> _Data listing_
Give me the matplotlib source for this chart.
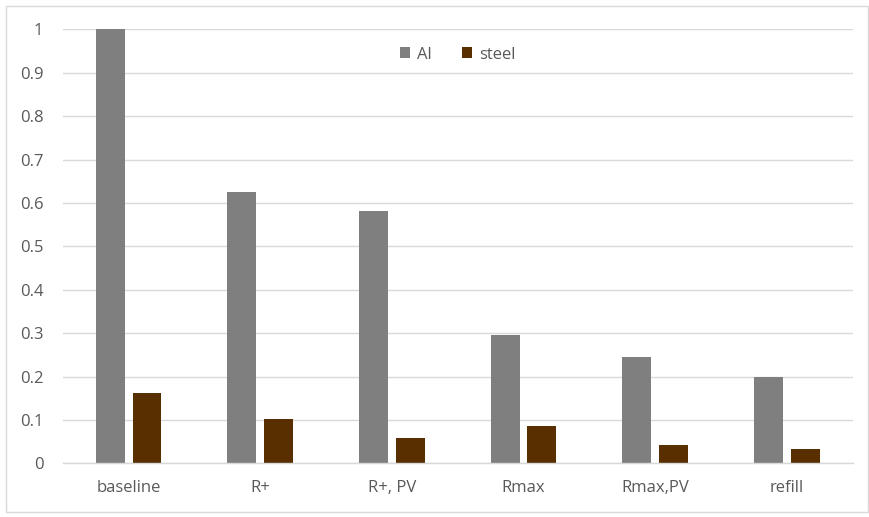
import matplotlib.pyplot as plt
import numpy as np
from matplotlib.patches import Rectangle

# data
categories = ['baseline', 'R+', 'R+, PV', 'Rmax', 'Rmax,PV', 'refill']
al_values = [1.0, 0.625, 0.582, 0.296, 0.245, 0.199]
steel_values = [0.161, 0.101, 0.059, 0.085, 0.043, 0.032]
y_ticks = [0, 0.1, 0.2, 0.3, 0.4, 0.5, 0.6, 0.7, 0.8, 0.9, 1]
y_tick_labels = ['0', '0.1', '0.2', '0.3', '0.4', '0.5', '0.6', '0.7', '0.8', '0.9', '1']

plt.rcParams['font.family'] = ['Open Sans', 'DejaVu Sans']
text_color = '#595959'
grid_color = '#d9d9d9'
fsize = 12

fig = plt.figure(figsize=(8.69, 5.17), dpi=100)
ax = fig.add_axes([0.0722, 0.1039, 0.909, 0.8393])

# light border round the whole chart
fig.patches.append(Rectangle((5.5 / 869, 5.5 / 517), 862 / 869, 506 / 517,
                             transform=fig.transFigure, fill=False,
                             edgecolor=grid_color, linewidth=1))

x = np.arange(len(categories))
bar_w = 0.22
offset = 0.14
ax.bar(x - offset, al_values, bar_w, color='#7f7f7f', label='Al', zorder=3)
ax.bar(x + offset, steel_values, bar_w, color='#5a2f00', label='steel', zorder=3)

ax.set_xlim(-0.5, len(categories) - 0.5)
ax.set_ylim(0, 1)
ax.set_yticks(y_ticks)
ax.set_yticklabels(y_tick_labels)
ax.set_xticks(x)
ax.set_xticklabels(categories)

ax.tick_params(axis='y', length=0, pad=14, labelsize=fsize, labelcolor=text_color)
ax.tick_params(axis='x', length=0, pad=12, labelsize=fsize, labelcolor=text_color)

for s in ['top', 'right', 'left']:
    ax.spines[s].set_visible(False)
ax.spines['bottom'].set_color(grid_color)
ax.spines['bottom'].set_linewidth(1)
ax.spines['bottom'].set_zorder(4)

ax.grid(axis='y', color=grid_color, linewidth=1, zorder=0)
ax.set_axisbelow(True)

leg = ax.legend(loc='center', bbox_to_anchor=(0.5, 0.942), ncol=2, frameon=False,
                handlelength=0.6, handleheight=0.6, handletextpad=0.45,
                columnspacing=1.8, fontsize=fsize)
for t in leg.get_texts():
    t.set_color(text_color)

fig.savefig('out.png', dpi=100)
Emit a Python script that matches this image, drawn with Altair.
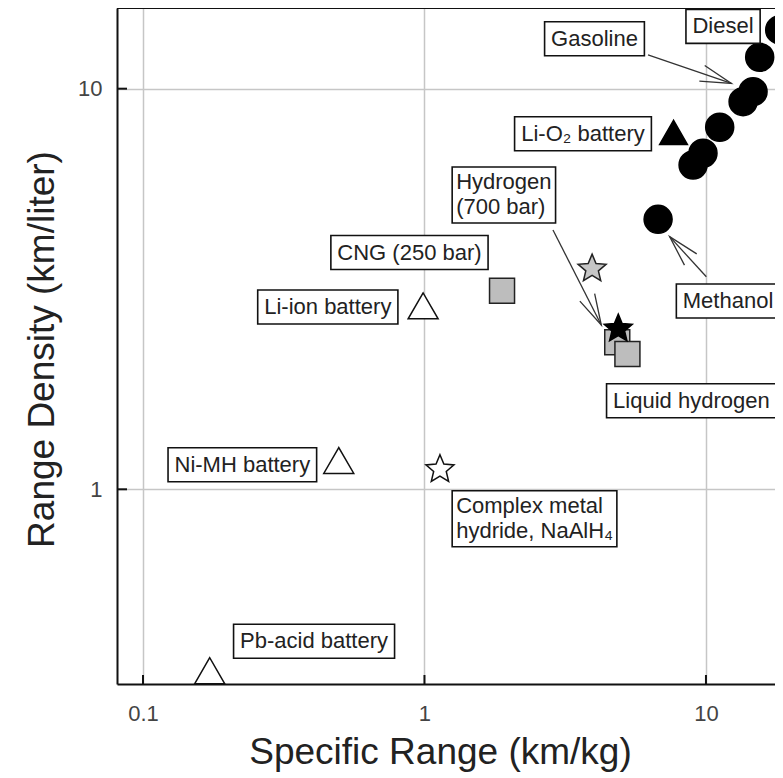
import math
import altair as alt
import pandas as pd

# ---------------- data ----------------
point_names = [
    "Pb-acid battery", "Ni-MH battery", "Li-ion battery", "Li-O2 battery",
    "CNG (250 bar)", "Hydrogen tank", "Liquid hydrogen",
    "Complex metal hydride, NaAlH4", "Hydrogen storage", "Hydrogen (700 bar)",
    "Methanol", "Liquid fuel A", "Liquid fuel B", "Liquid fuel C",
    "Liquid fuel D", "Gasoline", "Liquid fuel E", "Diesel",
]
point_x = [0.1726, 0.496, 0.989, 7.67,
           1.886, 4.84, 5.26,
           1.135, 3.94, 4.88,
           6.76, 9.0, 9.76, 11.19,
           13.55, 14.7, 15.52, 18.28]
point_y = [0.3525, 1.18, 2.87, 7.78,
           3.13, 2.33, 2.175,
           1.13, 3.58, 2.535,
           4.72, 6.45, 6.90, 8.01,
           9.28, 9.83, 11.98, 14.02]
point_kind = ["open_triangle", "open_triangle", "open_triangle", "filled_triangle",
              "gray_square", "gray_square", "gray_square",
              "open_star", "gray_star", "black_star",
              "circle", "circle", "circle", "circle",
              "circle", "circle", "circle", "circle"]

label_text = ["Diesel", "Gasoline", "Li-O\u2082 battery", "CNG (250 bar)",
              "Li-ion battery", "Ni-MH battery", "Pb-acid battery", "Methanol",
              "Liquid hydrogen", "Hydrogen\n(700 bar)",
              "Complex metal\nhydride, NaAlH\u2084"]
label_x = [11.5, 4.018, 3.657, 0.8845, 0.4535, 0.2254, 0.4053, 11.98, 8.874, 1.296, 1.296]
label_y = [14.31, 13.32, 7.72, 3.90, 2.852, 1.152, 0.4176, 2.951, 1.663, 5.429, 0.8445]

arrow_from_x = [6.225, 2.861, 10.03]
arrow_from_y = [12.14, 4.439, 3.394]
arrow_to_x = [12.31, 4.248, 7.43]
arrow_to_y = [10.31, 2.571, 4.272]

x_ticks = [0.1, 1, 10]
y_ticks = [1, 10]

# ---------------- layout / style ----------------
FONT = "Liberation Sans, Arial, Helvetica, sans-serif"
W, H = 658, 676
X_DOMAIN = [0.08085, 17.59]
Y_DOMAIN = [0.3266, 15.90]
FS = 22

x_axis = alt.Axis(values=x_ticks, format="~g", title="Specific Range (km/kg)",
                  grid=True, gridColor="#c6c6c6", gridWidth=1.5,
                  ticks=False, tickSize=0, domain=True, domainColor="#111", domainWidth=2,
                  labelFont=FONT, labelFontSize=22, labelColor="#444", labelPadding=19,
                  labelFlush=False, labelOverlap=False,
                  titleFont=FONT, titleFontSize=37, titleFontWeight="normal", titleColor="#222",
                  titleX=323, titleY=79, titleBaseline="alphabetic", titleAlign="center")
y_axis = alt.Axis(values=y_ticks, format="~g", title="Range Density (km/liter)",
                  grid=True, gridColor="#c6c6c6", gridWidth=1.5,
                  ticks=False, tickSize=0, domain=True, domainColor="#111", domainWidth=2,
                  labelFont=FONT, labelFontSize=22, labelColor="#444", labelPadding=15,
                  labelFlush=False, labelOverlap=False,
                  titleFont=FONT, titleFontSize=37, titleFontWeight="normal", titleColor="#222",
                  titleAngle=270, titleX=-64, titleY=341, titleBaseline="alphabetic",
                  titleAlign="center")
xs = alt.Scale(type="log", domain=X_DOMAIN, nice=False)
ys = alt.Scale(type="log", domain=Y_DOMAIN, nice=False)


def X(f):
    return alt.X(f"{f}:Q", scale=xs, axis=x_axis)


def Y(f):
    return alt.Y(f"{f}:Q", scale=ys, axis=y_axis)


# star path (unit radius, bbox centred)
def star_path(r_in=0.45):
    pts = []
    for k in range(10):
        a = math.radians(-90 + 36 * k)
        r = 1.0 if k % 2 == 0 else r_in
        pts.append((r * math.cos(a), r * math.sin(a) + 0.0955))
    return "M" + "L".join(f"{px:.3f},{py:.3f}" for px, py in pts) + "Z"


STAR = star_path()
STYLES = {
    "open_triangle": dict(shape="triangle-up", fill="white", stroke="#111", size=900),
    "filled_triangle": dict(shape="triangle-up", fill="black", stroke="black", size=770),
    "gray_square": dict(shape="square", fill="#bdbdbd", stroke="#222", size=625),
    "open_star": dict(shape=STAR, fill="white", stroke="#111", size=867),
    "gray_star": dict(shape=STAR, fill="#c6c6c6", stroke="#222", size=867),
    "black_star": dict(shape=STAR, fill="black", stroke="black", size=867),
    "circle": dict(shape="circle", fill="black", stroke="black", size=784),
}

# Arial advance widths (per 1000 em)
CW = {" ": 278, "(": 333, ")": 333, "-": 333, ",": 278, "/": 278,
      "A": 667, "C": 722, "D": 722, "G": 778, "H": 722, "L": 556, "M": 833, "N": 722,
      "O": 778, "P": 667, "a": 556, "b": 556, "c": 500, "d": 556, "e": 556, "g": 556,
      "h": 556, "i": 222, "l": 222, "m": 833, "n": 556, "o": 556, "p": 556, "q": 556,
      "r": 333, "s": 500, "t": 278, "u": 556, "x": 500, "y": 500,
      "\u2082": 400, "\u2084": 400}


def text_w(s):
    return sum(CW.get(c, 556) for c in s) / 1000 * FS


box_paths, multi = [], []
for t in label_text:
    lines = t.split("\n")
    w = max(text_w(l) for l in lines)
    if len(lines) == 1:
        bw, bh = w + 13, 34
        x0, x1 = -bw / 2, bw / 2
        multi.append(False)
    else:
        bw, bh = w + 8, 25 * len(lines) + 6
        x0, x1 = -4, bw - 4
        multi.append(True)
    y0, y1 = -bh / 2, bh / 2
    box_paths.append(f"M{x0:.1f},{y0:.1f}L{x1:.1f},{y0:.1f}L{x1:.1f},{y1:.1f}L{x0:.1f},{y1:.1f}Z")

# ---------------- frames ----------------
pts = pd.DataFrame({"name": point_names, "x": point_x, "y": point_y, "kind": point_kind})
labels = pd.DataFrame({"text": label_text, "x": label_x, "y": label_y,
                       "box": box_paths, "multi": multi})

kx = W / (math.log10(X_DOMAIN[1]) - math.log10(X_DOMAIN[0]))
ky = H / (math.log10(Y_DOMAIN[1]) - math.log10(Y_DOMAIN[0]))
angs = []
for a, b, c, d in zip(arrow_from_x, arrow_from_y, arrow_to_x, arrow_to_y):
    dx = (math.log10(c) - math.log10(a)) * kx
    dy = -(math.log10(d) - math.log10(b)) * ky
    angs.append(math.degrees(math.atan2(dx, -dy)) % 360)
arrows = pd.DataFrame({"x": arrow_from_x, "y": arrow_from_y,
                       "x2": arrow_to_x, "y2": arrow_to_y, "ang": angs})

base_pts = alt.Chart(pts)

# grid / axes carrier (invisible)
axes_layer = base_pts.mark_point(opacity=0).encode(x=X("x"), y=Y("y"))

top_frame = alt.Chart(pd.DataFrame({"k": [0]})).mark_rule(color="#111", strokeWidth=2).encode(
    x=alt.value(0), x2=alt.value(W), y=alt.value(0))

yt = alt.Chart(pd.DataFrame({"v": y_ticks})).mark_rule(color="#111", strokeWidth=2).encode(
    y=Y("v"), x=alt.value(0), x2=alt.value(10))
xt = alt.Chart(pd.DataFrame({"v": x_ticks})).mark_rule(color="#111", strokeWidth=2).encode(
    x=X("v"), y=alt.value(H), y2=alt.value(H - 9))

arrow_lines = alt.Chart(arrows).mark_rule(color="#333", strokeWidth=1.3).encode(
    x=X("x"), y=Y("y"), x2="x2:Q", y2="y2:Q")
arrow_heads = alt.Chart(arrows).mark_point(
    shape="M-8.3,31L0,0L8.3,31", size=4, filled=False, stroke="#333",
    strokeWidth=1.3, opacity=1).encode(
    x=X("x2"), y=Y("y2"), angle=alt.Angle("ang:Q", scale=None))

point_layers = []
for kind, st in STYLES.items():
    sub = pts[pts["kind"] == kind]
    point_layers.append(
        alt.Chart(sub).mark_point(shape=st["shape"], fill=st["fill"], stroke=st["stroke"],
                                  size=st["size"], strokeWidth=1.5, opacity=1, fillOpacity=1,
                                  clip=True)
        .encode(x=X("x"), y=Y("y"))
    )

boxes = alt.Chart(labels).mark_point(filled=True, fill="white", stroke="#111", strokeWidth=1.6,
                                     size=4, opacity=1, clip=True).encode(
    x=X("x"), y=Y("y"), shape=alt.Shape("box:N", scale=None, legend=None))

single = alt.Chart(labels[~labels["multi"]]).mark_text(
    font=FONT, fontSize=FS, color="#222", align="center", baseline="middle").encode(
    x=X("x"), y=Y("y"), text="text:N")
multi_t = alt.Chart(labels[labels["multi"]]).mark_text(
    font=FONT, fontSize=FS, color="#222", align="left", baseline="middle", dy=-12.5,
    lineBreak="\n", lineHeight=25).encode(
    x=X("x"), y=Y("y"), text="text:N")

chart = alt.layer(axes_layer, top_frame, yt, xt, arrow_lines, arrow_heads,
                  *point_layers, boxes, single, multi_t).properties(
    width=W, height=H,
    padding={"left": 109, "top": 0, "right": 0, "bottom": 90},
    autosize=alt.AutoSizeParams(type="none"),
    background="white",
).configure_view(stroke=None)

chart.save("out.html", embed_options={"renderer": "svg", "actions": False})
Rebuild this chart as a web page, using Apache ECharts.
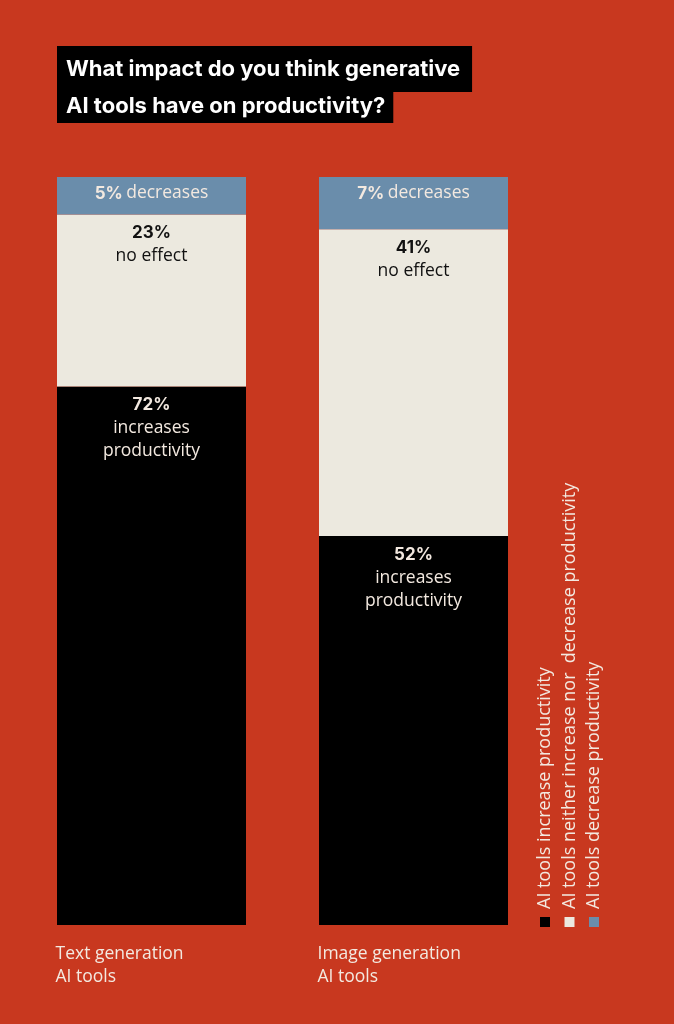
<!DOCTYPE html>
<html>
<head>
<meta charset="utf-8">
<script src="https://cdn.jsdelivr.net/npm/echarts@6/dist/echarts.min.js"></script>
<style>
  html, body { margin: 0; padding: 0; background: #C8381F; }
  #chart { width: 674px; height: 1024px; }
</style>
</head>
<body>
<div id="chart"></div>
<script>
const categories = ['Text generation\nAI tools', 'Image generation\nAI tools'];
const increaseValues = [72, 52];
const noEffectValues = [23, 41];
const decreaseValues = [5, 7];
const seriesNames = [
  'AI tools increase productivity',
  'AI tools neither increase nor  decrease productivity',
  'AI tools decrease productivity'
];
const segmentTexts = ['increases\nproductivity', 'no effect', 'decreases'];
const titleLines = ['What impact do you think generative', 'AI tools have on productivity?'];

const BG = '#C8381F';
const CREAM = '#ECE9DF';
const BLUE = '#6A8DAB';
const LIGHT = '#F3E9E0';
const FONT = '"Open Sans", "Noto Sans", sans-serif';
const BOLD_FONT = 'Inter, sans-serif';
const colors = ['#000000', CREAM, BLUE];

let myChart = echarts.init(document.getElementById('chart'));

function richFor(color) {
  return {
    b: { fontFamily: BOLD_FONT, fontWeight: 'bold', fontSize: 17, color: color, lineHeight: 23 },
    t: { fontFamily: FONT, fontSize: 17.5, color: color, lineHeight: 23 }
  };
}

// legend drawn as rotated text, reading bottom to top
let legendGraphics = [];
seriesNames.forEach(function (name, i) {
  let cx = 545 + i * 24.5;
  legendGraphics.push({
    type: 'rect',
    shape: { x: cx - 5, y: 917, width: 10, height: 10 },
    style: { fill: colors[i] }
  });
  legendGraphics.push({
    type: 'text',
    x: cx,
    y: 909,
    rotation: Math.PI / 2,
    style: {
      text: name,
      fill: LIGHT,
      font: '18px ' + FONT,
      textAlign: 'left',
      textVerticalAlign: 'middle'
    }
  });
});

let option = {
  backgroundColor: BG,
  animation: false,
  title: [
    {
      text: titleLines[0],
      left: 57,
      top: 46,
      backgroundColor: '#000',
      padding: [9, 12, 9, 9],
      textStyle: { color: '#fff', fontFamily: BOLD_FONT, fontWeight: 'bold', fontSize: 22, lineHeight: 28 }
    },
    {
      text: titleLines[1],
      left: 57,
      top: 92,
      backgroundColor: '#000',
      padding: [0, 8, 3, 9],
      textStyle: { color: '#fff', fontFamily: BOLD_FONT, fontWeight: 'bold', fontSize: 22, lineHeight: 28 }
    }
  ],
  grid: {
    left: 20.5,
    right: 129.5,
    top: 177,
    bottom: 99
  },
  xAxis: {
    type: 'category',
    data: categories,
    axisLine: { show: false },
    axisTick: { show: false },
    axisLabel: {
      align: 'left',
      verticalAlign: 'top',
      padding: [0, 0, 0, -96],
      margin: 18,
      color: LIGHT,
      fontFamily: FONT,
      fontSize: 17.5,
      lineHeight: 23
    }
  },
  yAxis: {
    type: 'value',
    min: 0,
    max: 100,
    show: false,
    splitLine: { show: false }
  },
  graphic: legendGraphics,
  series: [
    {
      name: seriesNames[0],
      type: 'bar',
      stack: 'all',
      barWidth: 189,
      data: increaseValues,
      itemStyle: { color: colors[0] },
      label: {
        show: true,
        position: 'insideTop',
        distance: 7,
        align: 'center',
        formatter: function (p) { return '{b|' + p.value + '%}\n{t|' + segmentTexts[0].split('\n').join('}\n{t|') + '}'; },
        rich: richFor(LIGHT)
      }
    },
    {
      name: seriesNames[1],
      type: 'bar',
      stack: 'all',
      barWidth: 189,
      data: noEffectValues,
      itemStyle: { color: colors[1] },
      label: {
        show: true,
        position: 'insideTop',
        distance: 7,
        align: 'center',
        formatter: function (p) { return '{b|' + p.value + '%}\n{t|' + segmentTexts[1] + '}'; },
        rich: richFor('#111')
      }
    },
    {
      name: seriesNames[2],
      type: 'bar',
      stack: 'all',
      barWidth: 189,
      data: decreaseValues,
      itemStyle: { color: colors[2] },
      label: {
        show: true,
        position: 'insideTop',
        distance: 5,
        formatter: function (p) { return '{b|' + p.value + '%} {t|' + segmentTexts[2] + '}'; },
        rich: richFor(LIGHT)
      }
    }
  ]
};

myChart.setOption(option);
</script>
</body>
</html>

> _Instructions to follow_
Copy the part that starts at the line with "Emit a Python" and finishes at the line with "y_ticks = [1, 10]", both included, and nothing more. Pictures are left out.

> _Result_
Emit a Python script that matches this image, drawn with Altair.
import math
import altair as alt
import pandas as pd

# ---------------- data ----------------
point_names = [
    "Pb-acid battery", "Ni-MH battery", "Li-ion battery", "Li-O2 battery",
    "CNG (250 bar)", "Hydrogen tank", "Liquid hydrogen",
    "Complex metal hydride, NaAlH4", "Hydrogen storage", "Hydrogen (700 bar)",
    "Methanol", "Liquid fuel A", "Liquid fuel B", "Liquid fuel C",
    "Liquid fuel D", "Gasoline", "Liquid fuel E", "Diesel",
]
point_x = [0.1726, 0.496, 0.989, 7.67,
           1.886, 4.84, 5.26,
           1.135, 3.94, 4.88,
           6.76, 9.0, 9.76, 11.19,
           13.55, 14.7, 15.52, 18.28]
point_y = [0.3525, 1.18, 2.87, 7.78,
           3.13, 2.33, 2.175,
           1.13, 3.58, 2.535,
           4.72, 6.45, 6.90, 8.01,
           9.28, 9.83, 11.98, 14.02]
point_kind = ["open_triangle", "open_triangle", "open_triangle", "filled_triangle",
              "gray_square", "gray_square", "gray_square",
              "open_star", "gray_star", "black_star",
              "circle", "circle", "circle", "circle",
              "circle", "circle", "circle", "circle"]

label_text = ["Diesel", "Gasoline", "Li-O\u2082 battery", "CNG (250 bar)",
              "Li-ion battery", "Ni-MH battery", "Pb-acid battery", "Methanol",
              "Liquid hydrogen", "Hydrogen\n(700 bar)",
              "Complex metal\nhydride, NaAlH\u2084"]
label_x = [11.5, 4.018, 3.657, 0.8845, 0.4535, 0.2254, 0.4053, 11.98, 8.874, 1.296, 1.296]
label_y = [14.31, 13.32, 7.72, 3.90, 2.852, 1.152, 0.4176, 2.951, 1.663, 5.429, 0.8445]

arrow_from_x = [6.225, 2.861, 10.03]
arrow_from_y = [12.14, 4.439, 3.394]
arrow_to_x = [12.31, 4.248, 7.43]
arrow_to_y = [10.31, 2.571, 4.272]

x_ticks = [0.1, 1, 10]
y_ticks = [1, 10]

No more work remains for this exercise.